« Diabolus in psychopathologia », ou crime, perversité et folie

Résumé Fr En

L’auteur constate qu’à chaque fois que des crimes semblent liés à des troubles psychiques qu’il est difficile de mettre en évidence du point de vue de l’opinion publique, se repose la question du « diabolique » dans la psychopathologie, alors même que cette question est supposée avoir été réglée. Il compare trois moments des réflexions à ce propos : 1) l’apparition de la notion de monomanie ou « folie partielle » à une époque où les cadres de l’ancien régime se sont écroulés ; apparaît alors une distinction d’une grande pureté entre une catégorie diagnosticable par les seuls spécialistes (la monomanie), et le domaine de l’opinion, des bons sentiments (le prétoire, le domaine public en général). 2) le moment de l’appropriation médicale des perversions, qui vient rajouter un volet supplémentaire la question des « folies invisibles » ; il est caractérisé par l’hésitation entre d’un côté la figure « libérale » du pervers ni fou, ni moralement inférieur (Lasègue, Krafft-Ebing), caractérisé par une « sensibilité anormale » non modifiable, et d’autre part la « perversité constitutionnelle » (Dupré, puis Henri Ey) donnée comme présente à la fois dans les tendances paraphiliques les plus diverses et dans l’ensemble des formes de délinquance. 3) la situation actuelle où, malgré (?) le réductionnisme qui tend à prévaloir en matière de psychopathologie on a vu réapparaître au moins trois tableaux psychopathologiques à propos desquelles une intention de nuire proprement maléfique sinon diabolisante a été évoquée : personnalités multiples, meurtriers en série, « pédophiles ». Nous concluons que la difficulté persistante de la psychopathologie à rendre compte d’ agirs socialement réprouvables par des sujets présentant une pathologie psychique incontestable mais peu visible semble liée à trois facteurs relativement constants : le refus de la spécificité des vécus psychotiques, l’inquiétude croissante devant les transformations des limites entre la vie publique et privée, et la projection sur certains individus de mécanismes de déresponsabilisation sociale.

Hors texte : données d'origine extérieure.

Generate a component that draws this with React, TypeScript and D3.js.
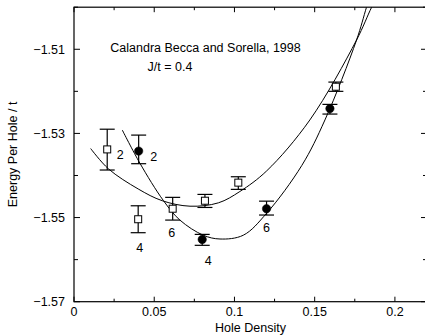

The author claims that whenever some crimes seem to be determined by mental disorders difficult to demonstrate from the point of view of public opinin, the issue of « devilish intentions » come to the fore, even if this issue is supposed to have been solved by modern medicine since the XVIIth century. He compares three moments in the theoretical elaborations of psychiatry on this issue. 1) The emergence of monomania or « partial madness », at a time when the social structures of the ancien régime have crumbled down in France. A major distinction then emerges between a clinical category which can only be evidenced by specialists (monomania) and the domain of public opinion, candid feelings (the court, the public domain in general). 2) the moment when perversions become a medical matter, when a new aspect is added to the issue of « invisible madness » ; it is specified by the hesitation between the « liberal » image of the pervert (neither mad, nor depraved) but endowed with an « abnormal sensitivity » which is not modifiable, and on the other side the « constitutionnal perversity » described by E. Dupré and H. Ey, presented as a characteristic common to paraphiles and delinquents. 3) The current situation in which in spite of the dominant reductionism at least three clinical categories implying an evil and even devilish intention have been coined : multiple personalities, serial killers and pedophiles. We conclude that the ongoing difficulty of clinical theories to account for the unquestionable but socially impalpable pathology shown by some criminals seem to be determined by three main factors : the incapacity to specify clearly psychotic experiences, the unrest in front of the constant transformations of the limits between the private and the public domain and the refusal to endorse social responsabilities with psychotic individuals, that goes together with stigmatization of the latter.